Bourdeaut, l’allegria perenne e i demoni interiori

“Aspettando Bojangels” di Olivier Bourdeaut è la storia dolceamara di una famiglia eccentrica, della malattia mentale di una donna, dello sguardo stupito e ironico di un bambino, è la contrapposizione fra il non prendersi sul serio le responsabilità, fra la spensieratezza e i dolori della vita adulta

Non è un romanzo autobiografico, pare, ma sarebbe interessante scoprire quanto della vita del francese Olivier Bourdeaut, autore rivelazione, è rimasto impigliato negli undici capitoli che lo compongono: i lettori sono un po’ curiosi, si sa… Il libro in questione è Aspettando Bojangels (141 pagine, 12 euro), tradotto da Roberto Boi, che dopo il successo a sorpresa anche in Italia, nell’edizione Neri Pozza, viene felicemente riproposto nel catalogo Beat, in una bella versione economica ma rilegata, che riprende la copertina transalpina: un’occasione per leggere o rileggere una storia in cui leggerezza e profondità sono sapientemente intrecciate, in un raro mix di allegra e follia, a caccia di sorrisi e lacrime.

Un vinile e una gru

Un intreccio inevitabile se si pensa che al centro della narrazione di Bourdeaut c’è una famiglia molto particolare e ci sono una storia d’amore e la malattia mentale. Il bambino che racconta la storia si sofferma sui due eccentrici genitori, sulle feste che organizzano e che si concludono sempre all’alba, sulle giornate trascorse a ballare sulle note di Mister Bojangles di Nina Simone, un vinile sul giradischi, un brano al tempo stesso allegro e triste; in casa l’animale domestico è la Damigella di Numidia, una gru dagli occhi rossi e dal lungo collo nero, e il bimbo si gode lo spettacolo della sua vita come fosse un film o una favola, o lo stupefacente esercizio di un prestigiatore. In questo romanzo, che si può leggere in una notte, si fa presto a capire però che qualcosa non torna, perché, ai capitoli in cui il bimbo racconta con stupore e ironia la propria famiglia e certe sue vicende assurde si alternano stralci di diario di Georges, padre del figlio narratore, che scrive della moglie (che lui chiama ogni giorno con un nome diverso, e solo il 15 febbraio col suo vero nome, Georgette), affetta da disturbo bipolare e schizofrenia, e di come lui “stia al gioco”, assecondandola in ogni impresa, in nome di un amore senza tempo.

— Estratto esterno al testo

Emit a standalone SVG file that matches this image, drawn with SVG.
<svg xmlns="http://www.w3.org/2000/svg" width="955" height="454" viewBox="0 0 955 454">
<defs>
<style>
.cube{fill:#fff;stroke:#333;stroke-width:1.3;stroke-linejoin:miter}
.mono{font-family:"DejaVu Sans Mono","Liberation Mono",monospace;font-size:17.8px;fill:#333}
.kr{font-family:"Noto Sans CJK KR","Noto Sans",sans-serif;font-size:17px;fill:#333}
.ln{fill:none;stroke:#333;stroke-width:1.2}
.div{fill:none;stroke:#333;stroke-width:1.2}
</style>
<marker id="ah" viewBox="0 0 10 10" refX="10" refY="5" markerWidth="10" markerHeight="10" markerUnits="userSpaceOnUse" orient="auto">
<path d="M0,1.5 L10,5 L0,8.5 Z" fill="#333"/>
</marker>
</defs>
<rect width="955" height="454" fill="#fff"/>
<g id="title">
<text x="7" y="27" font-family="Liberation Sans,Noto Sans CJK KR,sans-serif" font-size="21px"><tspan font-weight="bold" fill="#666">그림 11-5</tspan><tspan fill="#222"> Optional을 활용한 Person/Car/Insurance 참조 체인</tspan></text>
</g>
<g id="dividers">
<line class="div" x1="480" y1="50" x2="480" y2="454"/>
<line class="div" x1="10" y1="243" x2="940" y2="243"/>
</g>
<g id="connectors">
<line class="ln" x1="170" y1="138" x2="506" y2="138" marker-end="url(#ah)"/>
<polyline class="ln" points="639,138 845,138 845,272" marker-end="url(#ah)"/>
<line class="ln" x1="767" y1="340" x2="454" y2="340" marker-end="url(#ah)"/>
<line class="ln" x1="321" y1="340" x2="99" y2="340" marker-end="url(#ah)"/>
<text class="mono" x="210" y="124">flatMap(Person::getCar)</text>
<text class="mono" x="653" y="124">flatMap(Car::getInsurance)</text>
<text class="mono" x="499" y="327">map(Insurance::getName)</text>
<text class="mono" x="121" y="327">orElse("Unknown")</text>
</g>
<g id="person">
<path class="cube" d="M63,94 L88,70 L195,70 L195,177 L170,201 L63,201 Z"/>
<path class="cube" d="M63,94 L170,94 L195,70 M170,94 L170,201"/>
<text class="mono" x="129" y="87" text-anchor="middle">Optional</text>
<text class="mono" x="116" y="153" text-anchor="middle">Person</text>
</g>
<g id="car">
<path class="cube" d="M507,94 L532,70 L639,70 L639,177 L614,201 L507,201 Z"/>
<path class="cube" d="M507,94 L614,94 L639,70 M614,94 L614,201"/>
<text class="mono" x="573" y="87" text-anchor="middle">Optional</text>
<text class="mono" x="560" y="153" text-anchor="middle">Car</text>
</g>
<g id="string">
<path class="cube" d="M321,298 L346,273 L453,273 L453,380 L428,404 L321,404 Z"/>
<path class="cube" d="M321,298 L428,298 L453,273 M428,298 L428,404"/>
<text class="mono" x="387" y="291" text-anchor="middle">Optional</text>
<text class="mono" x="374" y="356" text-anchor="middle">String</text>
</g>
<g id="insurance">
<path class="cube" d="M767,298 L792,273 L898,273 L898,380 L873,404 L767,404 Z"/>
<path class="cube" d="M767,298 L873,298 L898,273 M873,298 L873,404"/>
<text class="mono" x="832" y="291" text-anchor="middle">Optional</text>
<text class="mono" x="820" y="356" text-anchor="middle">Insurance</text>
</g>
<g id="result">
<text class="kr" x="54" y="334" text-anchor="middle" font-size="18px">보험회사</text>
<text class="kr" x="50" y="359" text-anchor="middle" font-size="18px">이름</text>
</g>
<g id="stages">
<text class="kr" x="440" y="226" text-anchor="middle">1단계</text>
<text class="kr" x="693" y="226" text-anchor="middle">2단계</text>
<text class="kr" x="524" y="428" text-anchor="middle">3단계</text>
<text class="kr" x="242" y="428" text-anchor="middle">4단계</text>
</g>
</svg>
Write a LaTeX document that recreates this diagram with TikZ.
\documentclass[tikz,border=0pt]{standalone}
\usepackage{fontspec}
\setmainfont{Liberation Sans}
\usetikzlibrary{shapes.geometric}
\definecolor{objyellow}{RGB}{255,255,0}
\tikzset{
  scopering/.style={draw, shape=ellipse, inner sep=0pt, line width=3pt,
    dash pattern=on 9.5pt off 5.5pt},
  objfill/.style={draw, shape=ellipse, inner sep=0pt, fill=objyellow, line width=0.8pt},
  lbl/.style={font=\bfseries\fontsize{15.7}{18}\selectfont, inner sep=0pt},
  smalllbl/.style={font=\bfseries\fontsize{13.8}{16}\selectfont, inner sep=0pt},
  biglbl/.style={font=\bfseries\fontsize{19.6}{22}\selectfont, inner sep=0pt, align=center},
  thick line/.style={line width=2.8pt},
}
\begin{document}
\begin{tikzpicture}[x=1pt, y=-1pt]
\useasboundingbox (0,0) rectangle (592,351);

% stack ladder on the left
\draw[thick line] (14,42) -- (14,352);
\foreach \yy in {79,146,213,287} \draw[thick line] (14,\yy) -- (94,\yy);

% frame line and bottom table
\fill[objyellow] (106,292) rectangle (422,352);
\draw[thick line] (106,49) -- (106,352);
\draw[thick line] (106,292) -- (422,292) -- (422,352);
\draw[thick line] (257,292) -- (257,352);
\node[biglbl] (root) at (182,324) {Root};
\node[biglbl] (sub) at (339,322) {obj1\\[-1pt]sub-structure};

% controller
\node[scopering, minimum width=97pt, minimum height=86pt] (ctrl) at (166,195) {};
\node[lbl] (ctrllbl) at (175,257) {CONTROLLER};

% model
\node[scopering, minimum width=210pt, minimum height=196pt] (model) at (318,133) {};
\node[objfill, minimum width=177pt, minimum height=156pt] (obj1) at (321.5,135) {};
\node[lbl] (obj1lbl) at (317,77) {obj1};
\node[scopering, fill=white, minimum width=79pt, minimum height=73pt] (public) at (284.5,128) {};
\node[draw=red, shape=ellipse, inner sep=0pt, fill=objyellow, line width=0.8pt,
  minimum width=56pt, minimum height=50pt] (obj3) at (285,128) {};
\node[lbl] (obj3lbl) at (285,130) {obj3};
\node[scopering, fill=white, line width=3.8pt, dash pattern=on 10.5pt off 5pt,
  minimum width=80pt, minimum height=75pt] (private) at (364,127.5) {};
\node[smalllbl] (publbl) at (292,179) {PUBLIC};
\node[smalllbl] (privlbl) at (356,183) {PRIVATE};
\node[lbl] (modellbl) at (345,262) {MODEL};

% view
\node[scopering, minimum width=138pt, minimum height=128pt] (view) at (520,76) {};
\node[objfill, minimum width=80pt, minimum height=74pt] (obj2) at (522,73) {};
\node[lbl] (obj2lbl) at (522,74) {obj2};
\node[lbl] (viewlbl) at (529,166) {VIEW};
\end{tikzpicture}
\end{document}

Una realtà che si chiama follia

Sono pagine, quelle di Bourdeaut, tipicamente francesi (chi, senza però azzardare paragoni, ha individuato in Romain Gary un modello più o meno chiaro non è andato troppo lontano…), che insegnano la libertà e l’evasione, che rifuggono la tristezza, che amano la fantasia, ma che infine non impediscono di dovere fare i conti con un filo tenue di malinconia e, soprattutto, con la realtà. Anche se questa realtà, questa normalità, si chiama follia. L’antitesi su cui si regge Aspettando Bojangels è un equilibrio di allegria perenne e sguardi anticonformisti che si contrappone a demoni interiori e malattie, il racconto del figlio e quello del padre cioè. Da una parte la musica a tutto volume e la spensieratezza (anzi il non prendersi sul serio, incarnato dallo Sconcio, amico di Georges), dall’altra le responsabilità, le crepe e i dolori dell’età adulta. Il dosaggio è quello dei libri migliori, il risultato disarma, come certe menzogne che i personaggi affastellano, alcune verranno a galla, per sfuggire ai giudizi e ai pregiudizi del mondo.